The e-bus manufacturing companies hire their drivers privately. They are then required to pass a test to be eligible to drive the buses.
The drivers of the regular ICE (internal combustion engine) buses cannot drive the newly-launched electric buses because they are not employees of the companies that manufacture them and hire them out to the state transport corporation. The drivers of electric buses are private employees and are recruited by the respective e-bus manufacturing companies.
Switch Mobility, a subsidiary of Ashok Leyland has already introduced 100 buses and is going to introduce 200 more by the end of this year. The Bengaluru Metropolitan Transport Corporation (BMTC) also plans to acquire 1500 more electric buses in the next three years. The BMTC bus drivers feel that they may lose out on those jobs to the private players.
Mariam Megha Paul, Consultant, Global Green Growth Institute said that there is a need to upskill the drivers of the ICE models to meet with the growing demand of e-buses. The drivers are in the hope that the BMTC may change its rules on who gets to drive an e-bus in the future. “Our management will take appropriate measures. If the BMTC says we can also drive the e-buses then we will,” said a BMTC bus driver.
The recently-launched electric buses are run on a gross contract model where BMTC and private players operate together. Switch Mobility, a subsidiary of Ashok Leyland, and JBM Auto manufactures and supplies the e-buses and also provides drivers.

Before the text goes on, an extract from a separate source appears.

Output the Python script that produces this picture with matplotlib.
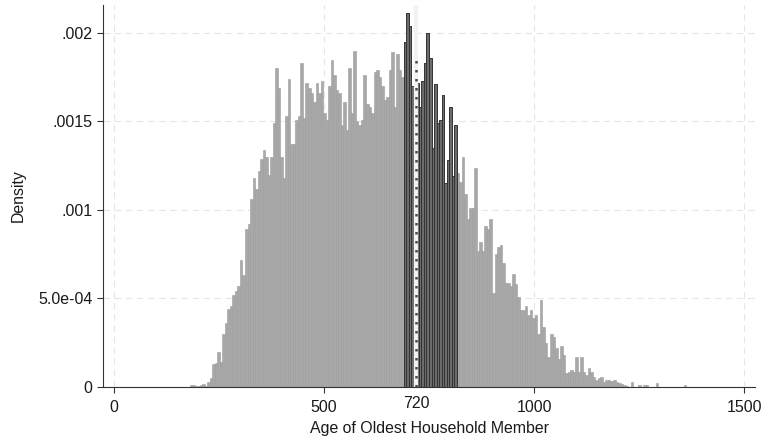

“In the gross contract model, the two companies maintain and own the buses. The drivers of the e-buses are hired by the companies and are private employees. The BMTC only provides infrastructure and electricity for the charging machines,” said Deputy Chief Traffic Manager, BMTC.
Raju PV, an electric bus driver for JBM Auto said, “Drivers of the normal buses (non-electric) say they would also like to drive electric buses.” He has been a driver for JBM for the last ten months. “I had to undergo training for five days where through demonstrations they showed us how to use the technology in the bus, like the switches. I found out about the recruitment from an advertisement by Parveen Travels,” he said. Parveen Travels was commissioned to recruit drivers for buses manufactured by JBM Auto.
There are over 200 bus drivers for 90 e-buses run by JBM Auto, said Arjun, Supervisor, Parveen Travels, stationed at Kengeri Bus Terminal. The drivers need to undergo training after which they have to pass a written test to be able to drive the buses. “The trainers come from Delhi and at the end of the training we conduct a written and driving test. The results are graded– A, B, C and fail. To get selected, you need to pass with either A or B grade,” said Arjun. “The minimum qualification is to have five years’ experience in driving heavy vehicles and be 27 to 28 years of age,” he said.
In the case of an accident, the contractors for the drivers will be liable. The deputy traffic manager also said that the buses are covered by insurance, so it is the responsibility of the insurance companies.
Amogh A, Founder, Friends of BMTC Telegram group said that the special aspect of electric buses is that there is no noise and no jerks; it is a smooth and comfortable ride. He also said that the hybrid model is a good move. “The BMTC has been facing a financial crunch for some time now. The new model is a good step as they can save up and pay their existing employees,” he said.
However, the current procurement model for electric buses is not sustainable in the long run, said Mariam. The city has introduced e-buses as part of the center’s FAME-2 (Faster Adoption and Manufacturing of Electric Vehicles) scheme. The scheme provides financial assistance by way of subsidies for faster adoption of electric and hybrid vehicles for which a budget of Rs. 10,000 crores has been allotted.
“The states are ultimately dependent on subsidies being provided by the centre. Automobile manufacturers are manufacturing on the belief that the scheme will be extended for a longer period. They do not have any surety on what will happen after FAME ends. This is why many four-wheeler electric vehicle manufactures are hesitant to enter the Indian market,” she said.
2 thoughts on “BMTC drivers feel they may lose out to private players”
I enjoyed reading this article! There is so much passion in the way the subject is handled. Proper formatting of sentences and very informative piece of news.
Very informative article written very succinctly on the challenges faced by ICE bus drives in the advent of electric (FAME) adoption and how it’s shaping in the midst of privatization whether it’s hiring, training, insurance and more in that felt. I think it’s a wonderful article which introduces the 360 degree view of what’s happening at the ground level.
Thanks for introducing me to this subject.